エレミヤは自分を迫害する者を、彼らが恥辱に会うことを確かに望んでいますが、しかしエレミヤはそれをあくまで、「わたしの訴えをあなたに打ち明け、お任せします」と、最後は神にすべてを委ねるのであります。それはエレミヤが自分のもっている正義感とかを絶対に正しいとするのではなく、最後は神の正義と、神の愛に自分を委ねることができたということだと思います。

 預言者エレミヤは、そしておおよそ、その預言者が本当の預言者ならば、神に捕らわれ、ある意味では、神に惑わされて、預言者として立たされているのであります。それでは預言者は、エレミヤは全く奴隷のような生涯を送ったのか、彼には全く自由というものがなかったのかといえば、決してそんなことはなかったとも思います。いわゆるエレミヤの告白という箇所では、こんな弱気をみせるエレミヤですけれど、ひとたび、人々の前に立てば、たとえそれが国家の権力の象徴である祭司であろうと、彼はパシュフルに対して堂々と神の言葉を伝えることができたのであります。
 
 エレミヤは実になにものをも恐れない自由をもっておりました。彼は人を恐れませんでした。人を恐れないということは自由に行動できたということであります。自由ということで一番大事なことは、行動能力の自由ということであります。どんなに内面的に自由だ自由だ、自分は何でもできるんだといばっていたとしても、人の前に出た時に、社会の前に出たときに戦々恐々として何もできないのでは、それは絵に描いた餅、絵に描いた自由で、自由でもなんでもないのです。
 
 大切なことは、行動能力の自由であります。人を恐れない、人に媚びないということであります。それはエレミヤが何よりも神に捕らわれていたからであります。神の愛と神の正義に捕らわれていたからであります。だから彼は自分に対するこだわりから自由で、自分から解放されていたのであります。

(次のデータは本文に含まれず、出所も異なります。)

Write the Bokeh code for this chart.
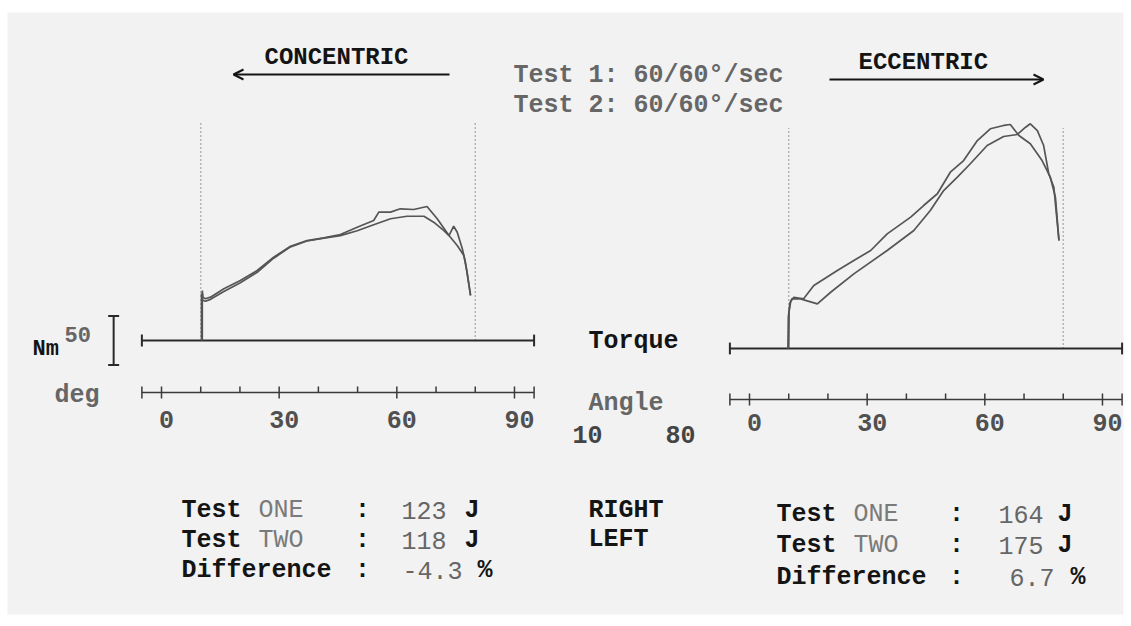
from bokeh.plotting import figure
from bokeh.models import Range1d, Arrow, OpenHead
from bokeh.core.properties import value
from bokeh.embed import file_html
from bokeh.resources import INLINE

# ---------------- data ----------------
# Concentric (left panel): angle (deg) vs torque (Nm)
conc_one_angle = [10.4, 10.4, 10.6, 11.2, 12.5, 15.9, 20.1, 24.4, 28.6, 32.9, 37.1, 41.4, 45.6,
                  49.9, 54.1, 55.4, 58.4, 60.9, 64.3, 67.7, 70.3, 73.3, 75.4, 77.1, 77.9, 78.8]
conc_one_torque = [0, 51, 44, 42.6, 44.2, 52.8, 61.2, 71.4, 85, 96.2, 102, 104.8, 108.2,
                   115.6, 122.4, 131, 131, 134.4, 133.7, 136.7, 124.2, 107.1, 97, 86.7, 69.7, 46]
conc_two_angle = [10.2, 10.2, 10.5, 11.2, 12.5, 15.9, 20.1, 24.4, 28.6, 32.9, 37.1, 41.4, 45.6,
                  49.9, 54.1, 58.4, 62.6, 66.9, 69.4, 72.0, 73.3, 74.5, 75.4, 76.7, 77.5, 78.8]
conc_two_torque = [0, 48, 41, 40, 42, 50, 59, 69.5, 84, 95.5, 101.5, 104.5, 107,
                   112, 118.1, 124.2, 126.8, 126.8, 120.7, 112.2, 107.1, 116.6, 110.5, 93.6, 79.6, 46]

# Eccentric (right panel)
ecc_one_angle = [9.8, 9.9, 10.3, 10.8, 13.0, 17.3, 20.7, 26.6, 35.1, 41.9, 46.1, 49.5, 53.0, 56.3,
                 60.6, 64.8, 68.3, 70.4, 71.6, 73.4, 75.0, 76.3, 77.6, 78.5, 78.9]
ecc_one_torque = [0, 32, 46, 50.7, 50.7, 45.6, 57.4, 76.2, 100, 120.4, 140.8, 161.2, 174.8, 188.5,
                  207.1, 216.3, 218.4, 225.8, 229.3, 222.4, 207.1, 178.3, 164.6, 127.2, 110.2]
ecc_two_angle = [10.0, 10.1, 10.5, 11.3, 13.8, 16.4, 22.4, 26.6, 30.9, 35.1, 41.1, 44.4, 47.9, 51.2,
                 54.6, 58.1, 61.4, 64.8, 66.5, 68.7, 71.6, 74.6, 76.7, 78.0, 78.9]
ecc_two_torque = [0, 38, 48, 52.3, 50.7, 64.3, 79.6, 89.8, 100, 117, 134, 145.9, 157.9, 179.9,
                  191.8, 212.2, 224.2, 227.6, 228.6, 217.3, 208.9, 191.8, 174.8, 154.4, 110.2]

angle_major_ticks = [0, 30, 60, 90]
angle_major_labels = ["0", "30", "60", "90"]
angle_minor_ticks = [10, 20, 40, 50, 70, 80]
angle_axis_limits = [-5, 95]
range_limits = [10, 80]
torque_scale_bar = 50

summary_labels = ["Test", "Test", "Difference"]
summary_names = ["ONE", "TWO"]
conc_values = ["123", "118", "-4.3"]
ecc_values = ["164", "175", "6.7"]
value_units = ["J", "J", "%"]
side_labels = ["RIGHT", "LEFT"]
speed_lines = ["Test 1: 60/60°/sec", "Test 2: 60/60°/sec"]

# ---------------- styles / layout ----------------
FONT = value("Liberation Mono")
BLACK = "#141414"
GRAY = "#666666"
CURVE = "#555555"
FS = "25px"

W, H = 1124, 618
X0, Y0 = 0, 0  # image coordinates of canvas origin

p = figure(width=W, height=H, output_backend="svg", toolbar_location=None,
           x_range=Range1d(X0, X0 + W), y_range=Range1d(Y0 + H, Y0),
           x_axis_type=None, y_axis_type=None, min_border=0,
           background_fill_color="white", border_fill_color="white", outline_line_color=None)
p.grid.visible = False

PX_PER_DEG = 3.922
PX_PER_NM = 0.98


def xr(origin_px):
    return Range1d((X0 - origin_px) / PX_PER_DEG, (X0 + W - origin_px) / PX_PER_DEG)


def yr(origin_px):
    return Range1d((origin_px - (Y0 + H)) / PX_PER_NM, (origin_px - Y0) / PX_PER_NM)


panels = {
    "l": dict(x0=161, base=340, axis_y=392, lab_y=419, dot_top=222),
    "r": dict(x0=749, base=348, axis_y=399, lab_y=422, dot_top=225),
}
p.extra_x_ranges = {k + "x": xr(v["x0"]) for k, v in panels.items()}
p.extra_y_ranges = {k + "y": yr(v["base"]) for k, v in panels.items()}

# grey scanned page area
p.quad(left=7, right=1123, top=12, bottom=614, fill_color="#f2f2f2", line_color=None)

curves = {
    "l": [(conc_one_angle, conc_one_torque), (conc_two_angle, conc_two_torque)],
    "r": [(ecc_one_angle, ecc_one_torque), (ecc_two_angle, ecc_two_torque)],
}

for k, v in panels.items():
    xn, yn = k + "x", k + "y"
    # dotted range limits
    p.segment(x0=range_limits, x1=range_limits, y0=[0, 0], y1=[v["dot_top"]] * 2,
              x_range_name=xn, y_range_name=yn, line_color="#777777", line_width=1.5,
              line_dash="1 3")
    # torque baseline
    p.segment(x0=[angle_axis_limits[0]], x1=[angle_axis_limits[1]], y0=[0], y1=[0],
              x_range_name=xn, y_range_name=yn, line_color="#2a2a2a", line_width=2)
    p.segment(x0=angle_axis_limits, x1=angle_axis_limits, y0=[-6, -6], y1=[6, 6],
              x_range_name=xn, y_range_name=yn, line_color="#2a2a2a", line_width=2)
    # curves
    for a, t in curves[k]:
        p.line(a, t, x_range_name=xn, y_range_name=yn, line_color=CURVE, line_width=1.7)
    # angle axis
    ay = v["axis_y"]
    p.segment(x0=[angle_axis_limits[0]], x1=[angle_axis_limits[1]], y0=[ay], y1=[ay],
              x_range_name=xn, line_color="#3a3a3a", line_width=1.5)
    caps = angle_axis_limits + angle_major_ticks
    p.segment(x0=caps, x1=caps, y0=[ay - 6] * len(caps), y1=[ay + 6] * len(caps),
              x_range_name=xn, line_color="#3a3a3a", line_width=1.5)
    p.segment(x0=angle_minor_ticks, x1=angle_minor_ticks, y0=[ay - 6] * len(angle_minor_ticks),
              y1=[ay] * len(angle_minor_ticks), x_range_name=xn, line_color="#3a3a3a", line_width=1.5)
    p.text(x=angle_major_ticks, y=[v["lab_y"]] * 4, text=angle_major_labels, x_range_name=xn,
           x_offset=5, text_font=FONT, text_font_size=FS, text_font_style="bold",
           text_color="#505050", text_align="center", text_baseline="middle")

# torque scale bar (left panel)
p.segment(x0=[-12.2], x1=[-12.2], y0=[-torque_scale_bar / 2], y1=[torque_scale_bar / 2],
          x_range_name="lx", y_range_name="ly", line_color="#2a2a2a", line_width=2)
p.segment(x0=[-13.6, -13.6], x1=[-10.8, -10.8],
          y0=[-torque_scale_bar / 2, torque_scale_bar / 2], y1=[-torque_scale_bar / 2, torque_scale_bar / 2],
          x_range_name="lx", y_range_name="ly", line_color="#2a2a2a", line_width=2)

# arrows
p.add_layout(Arrow(end=OpenHead(size=10, line_width=2, line_color=BLACK), x_start=449, y_start=74,
                   x_end=233, y_end=74, line_width=2, line_color=BLACK))
p.add_layout(Arrow(end=OpenHead(size=10, line_width=2, line_color=BLACK), x_start=829, y_start=79,
                   x_end=1043, y_end=79, line_width=2, line_color=BLACK))


def txt(xs, ys, texts, color, size=FS, style="bold", align="left"):
    p.text(x=xs, y=ys, text=texts, text_font=FONT, text_font_size=size, text_font_style=style,
           text_color=color, text_align=align, text_baseline="middle")


# titles
txt([264, 858], [57, 62], ["CONCENTRIC", "ECCENTRIC"], BLACK, size="24px")
txt([513, 513], [75, 105], speed_lines, GRAY)

# middle labels
txt([588], [341], ["Torque"], BLACK)
txt([588], [403], ["Angle"], GRAY)
txt([572, 665], [434, 434], ["10", "80"], "#444444")
txt([32], [349], ["Nm"], BLACK, size="22px")
txt([64], [334], ["50"], GRAY, size="22px")
txt([54], [395], ["deg"], GRAY)

# summary blocks
left_y = [510, 540, 570]
right_y = [514, 545, 577]
txt([181] * 3, left_y, summary_labels, BLACK)
txt([776] * 3, right_y, summary_labels, BLACK)
txt([258, 258], left_y[:2], summary_names, "#7a7a7a", style="normal")
txt([853, 853], right_y[:2], summary_names, "#7a7a7a", style="normal")
txt([362] * 3, left_y, [":"] * 3, BLACK, align="center")
txt([956] * 3, right_y, [":"] * 3, BLACK, align="center")
txt([446, 446, 462], left_y, conc_values, GRAY, style="normal", align="right")
txt([1043, 1043, 1054], right_y, ecc_values, GRAY, style="normal", align="right")
txt([464, 464, 477], left_y, value_units, BLACK)
txt([1057, 1057, 1070], right_y, value_units, BLACK)
txt([588, 588], [510, 539], side_labels, BLACK)

open("out.html", "w").write(file_html(p, INLINE))
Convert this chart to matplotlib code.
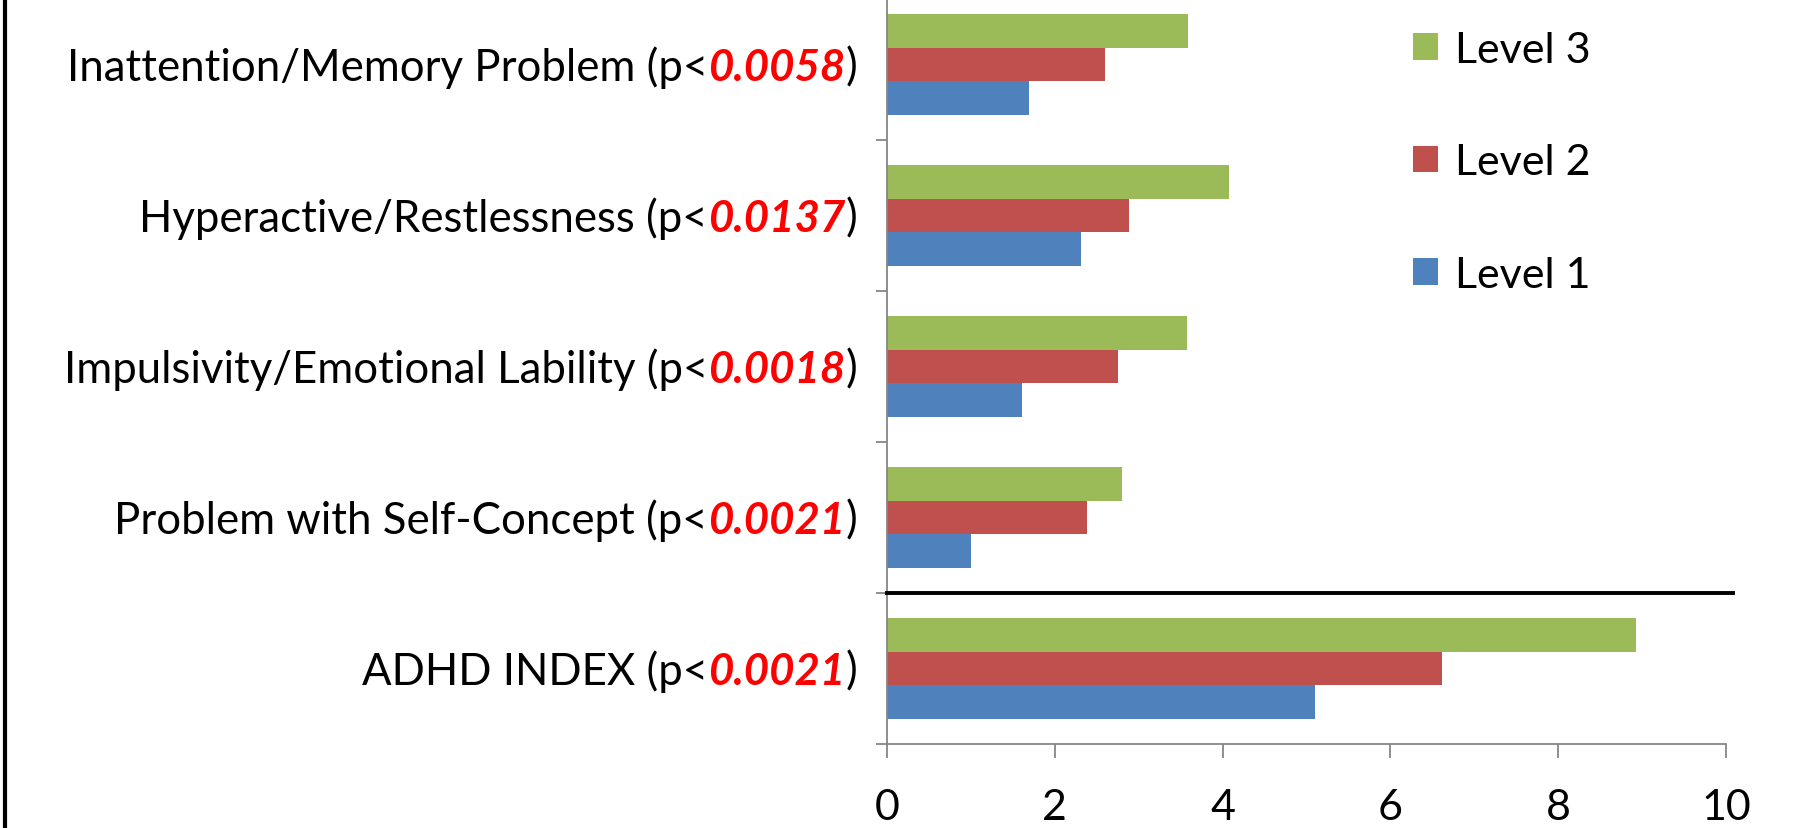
import matplotlib
matplotlib.use("Agg")
import matplotlib.pyplot as plt
from matplotlib.lines import Line2D
from matplotlib.patches import Patch
import numpy as np

plt.rcParams['font.family'] = ['Lato', 'DejaVu Sans']

# ADHD sub-scale scores by level (bottom to top on the chart)
categories = ["ADHD INDEX", "Problem with Self-Concept", "Impulsivity/Emotional Lability",
              "Hyperactive/Restlessness", "Inattention/Memory Problem"]
p_values = ["0.0021", "0.0021", "0.0018", "0.0137", "0.0058"]
level1 = [5.10, 1.00, 1.61, 2.31, 1.69]
level2 = [6.61, 2.38, 2.75, 2.88, 2.60]
level3 = [8.93, 2.80, 3.57, 4.08, 3.59]
series_names = ["Level 1", "Level 2", "Level 3"]
colors = ["#4F81BD", "#C0504D", "#9BBB59"]
xticks = [0, 2, 4, 6, 8, 10]

W, H = 1797, 829
fig = plt.figure(figsize=(W / 100, H / 100), dpi=100)
ax = fig.add_axes([887 / W, 84 / H, 839 / W, 755 / H])

y = np.arange(len(categories))
bh = 0.222
for i, (vals, c) in enumerate(zip([level1, level2, level3], colors)):
    ax.barh(y + (i - 1) * bh, vals, height=bh, color=c, edgecolor="none")

ax.set_xlim(0, 10)
ax.set_ylim(-0.5, len(categories) - 0.5)

grey = "#868686"
for s in ["top", "right"]:
    ax.spines[s].set_visible(False)
for s in ["left", "bottom"]:
    ax.spines[s].set_color(grey)
    ax.spines[s].set_linewidth(1.3)

ax.set_xticks(xticks)
ax.set_xticklabels([str(t) for t in xticks])
ax.tick_params(axis="x", direction="out", length=10, width=1.3, color=grey,
               labelsize=31, pad=22)
ax.set_yticks(np.arange(-0.5, len(categories), 1.0))
ax.set_yticklabels([])
ax.tick_params(axis="y", direction="out", length=8, width=1.3, color=grey)

# separator between the overall index and the sub-scales
ax.plot([0, 10.08], [0.5, 0.5], color="black", lw=2.8, clip_on=False, zorder=5)

# left border
fig.add_artist(Line2D([5 / W, 5 / W], [0, 1], color="black", lw=3,
                      transform=fig.transFigure))

# category labels with red p-values
fig.canvas.draw()
renderer = fig.canvas.get_renderer()
fs = 31.5
x_right = 857
for yi, name, p in zip(y, categories, p_values):
    yb = ax.transData.transform((0, yi - 0.1))[1]
    parts = [(")", "black", "normal", "normal"),
             (p, "red", "bold", "italic"),
             (name + " (p<", "black", "normal", "normal")]
    xr = x_right
    for txt, col, wt, st in parts:
        t = fig.text(xr / W, yb / H, txt, color=col, fontweight=wt, fontstyle=st,
                     fontsize=fs, ha="right", va="baseline")
        bb = t.get_window_extent(renderer)
        xr = bb.x0

handles = [Patch(facecolor=colors[i], edgecolor="none") for i in [2, 1, 0]]
labels = [series_names[i] for i in [2, 1, 0]]
ax.legend(handles, labels, loc="upper left",
          bbox_to_anchor=(1374 / W, 1 + 7 / H), bbox_transform=fig.transFigure,
          frameon=False, fontsize=31, handlelength=0.58, handleheight=0.58,
          handletextpad=0.4, labelspacing=1.73)

fig.savefig("out.png", dpi=100, facecolor="white")
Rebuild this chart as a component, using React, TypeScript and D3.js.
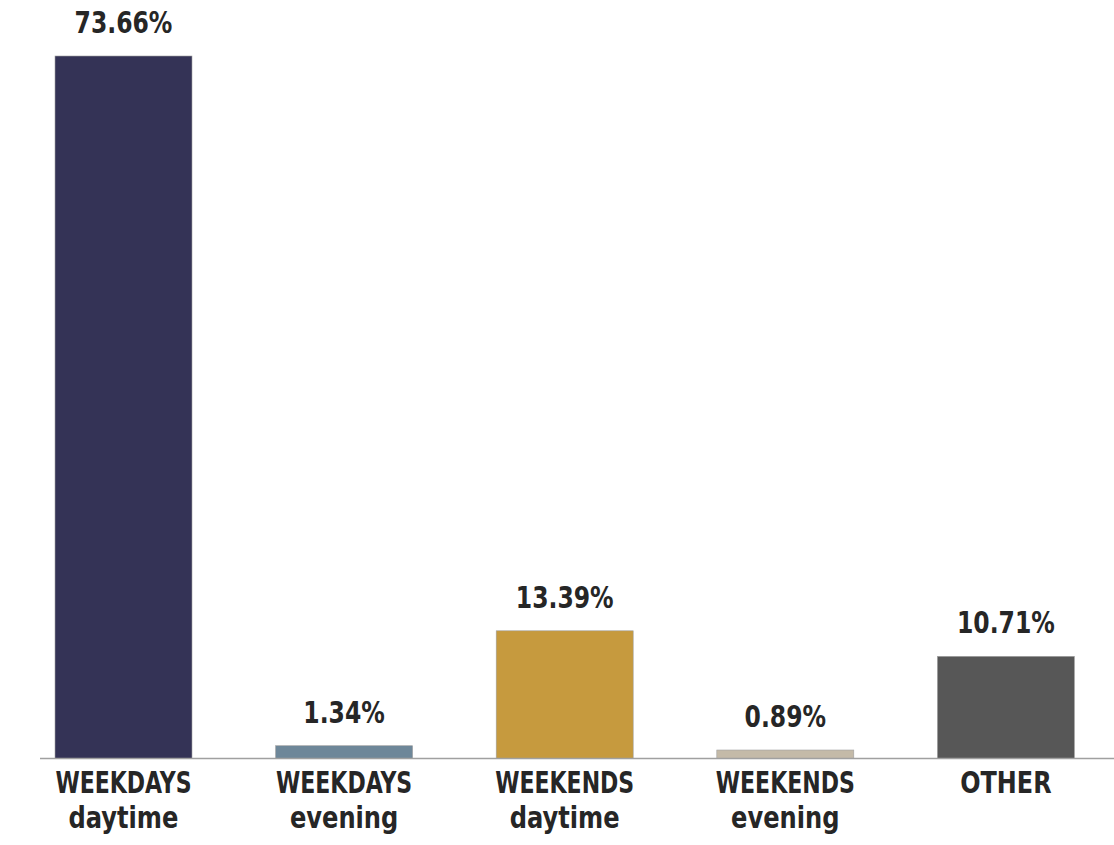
import React from "react";
import * as d3 from "d3";

const categories = ["WEEKDAYS daytime", "WEEKDAYS evening", "WEEKENDS daytime", "WEEKENDS evening", "OTHER"];
const line1 = ["WEEKDAYS", "WEEKDAYS", "WEEKENDS", "WEEKENDS", "OTHER"];
const line2 = ["daytime", "evening", "daytime", "evening", ""];
const values = [73.66, 1.34, 13.39, 0.89, 10.71];
const colors = ["#343356", "#6e8799", "#c69a3e", "#c4baa8", "#575757"];

const W = 1114;
const H = 845;
const baseY = 758.5;
const FONT = "'DejaVu Sans Condensed', 'DejaVu Sans', sans-serif";
const TXT = "#262626";

export default function App() {
  const x = d3.scaleBand<string>().domain(categories).range([13.2, 1116.2]).paddingInner(0.379).paddingOuter(0.1895);
  const y = d3.scaleLinear().domain([0, 73.66]).range([baseY, 56]);
  return (
    <svg width={W} height={H} style={{ position: "absolute", left: 0, top: 0, background: "#fff" }}>
      {categories.map((c, i) => {
        const bx = x(c)!;
        const bw = x.bandwidth();
        const cx = bx + bw / 2;
        return (
          <g key={c}>
            <rect x={bx} y={y(values[i])} width={bw} height={baseY - y(values[i])} fill={colors[i]} stroke="#a0a0a0" strokeWidth={0.6} />
            <text transform={`translate(${cx},${y(values[i]) - 23}) scale(0.87,1)`} textAnchor="middle" fontFamily={FONT} fontWeight="bold" fontSize={30} fill={TXT}>
              {values[i].toFixed(2)}%
            </text>
            <text transform={`translate(${cx},793) scale(${line1[i] === "OTHER" ? 0.9 : 0.83},1)`} textAnchor="middle" fontFamily={FONT} fontWeight="bold" fontSize={29.5} fill={TXT}>
              {line1[i]}
            </text>
            {line2[i] && (
              <text transform={`translate(${cx},828) scale(0.91,1)`} textAnchor="middle" fontFamily={FONT} fontWeight="bold" fontSize={29.5} fill={TXT}>
                {line2[i]}
              </text>
            )}
          </g>
        );
      })}
      <line x1={40} x2={W} y1={baseY} y2={baseY} stroke="#a0a0a0" strokeWidth={1.5} />
    </svg>
  );
}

 われわれの人生も必ずしも自分の思い通りに事が運ぶわけではなく、自分にとって本当に苦い経験を味をわなくてはならないこと、不本意なことはいくらでもあると思います。しかしわれわれの人生は、われわれの背後に神の愛と慈しみと恵みによって捕らわれているのだということを信じていきたいと思うのです。ある時に神に騙され、惑わされているのではないかと思わざるを得ない時もあると思います。しかし、われわれはその時にも、神の大きな大きな愛をもって、長い目で、広い目で、深い思いで、自分の人生をみていたいと思います。そしてわれわれのこの世界の歴史も最終的には、神の正義によって、導かれているをことを信じていきたいと思うのであります。